As others have pointed out, the deeper question that begs to be asked is: “Who counts as rich?” There’s an entire group out there, whom James Surowiecki calls “the lower upper class,” who have fallen short of the to one-to-two percent of earners.
In order to be consistent, let’s look at the expiration of tax cuts for the “middle class,” realizing it’s a slippery label at best. A July 25 New York Times financial analysis did not go into the additional money the middle class would have to pay if their tax cuts expire — but it could amount to as much as $1.6 trillion over several years.
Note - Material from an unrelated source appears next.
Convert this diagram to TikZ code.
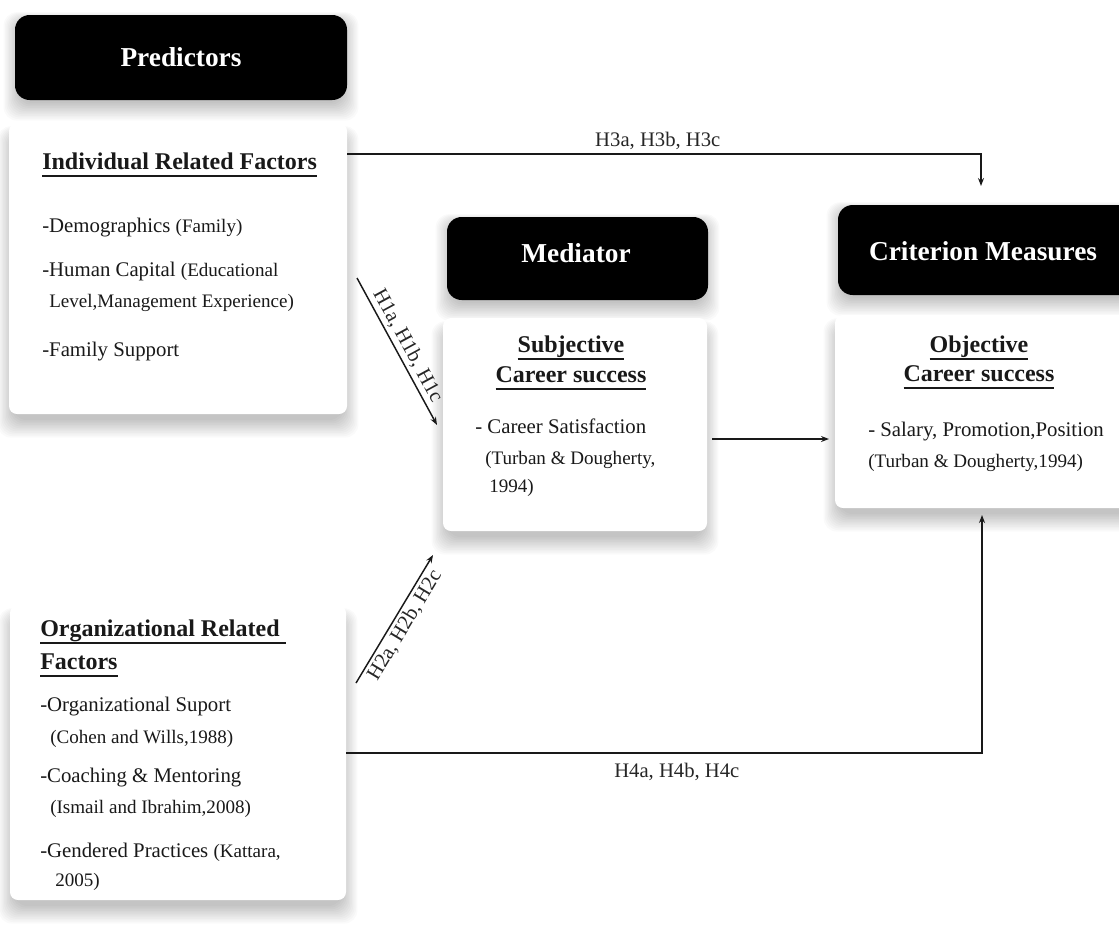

Since this issue is so political, what with the November Congressional elections looming, conventional wisdom holds that neither party would dare eliminate this “middle class” tax cut.
But the press should examine this complicated issue, because the explosion in wealth at the top of the pyramid (particularly in the very top one tenth of the top one percent) has meant many doctors, lawyers, accountants, and investors making more than $150,000 a year (or $200,000 per household ) do not feel “rich,” and desperately want to retain their lower tax rate. Yet I favor ending my own “middle class” economic group’s tax-breaks in January, along with those of the wealthier tax brackets. Its part of the Social Gospel that those of us actively working should contribute to the welfare of others — the elderly, the disabled and ill, the poor, and the homeless.
Without the restored revenues from all the expiring tax cuts, our federal government, which we expect to do so much, will lose around $3 trillion ($3,000,000,000) over the next decade. Treasury Secretary Timothy Geithner, a Wall Street insider if there ever was one, said last month that the expiration of the tax-cuts would not harm the economic recovery. Recent Nobel Prize winner in economics Paul Krugman agrees. Yet all we hear from conservatives is, “Don’t raise my taxes!” (See: Tea Party.) We have to ask: Where is the gratitude from the wealthiest 2 percent of Americans for their nine years of fabulous tax cuts, given out in 2001 and 2003 during the financial bubble? It’s like the political leaders of the city of Bell [LA] paying themselves outlandish salaries.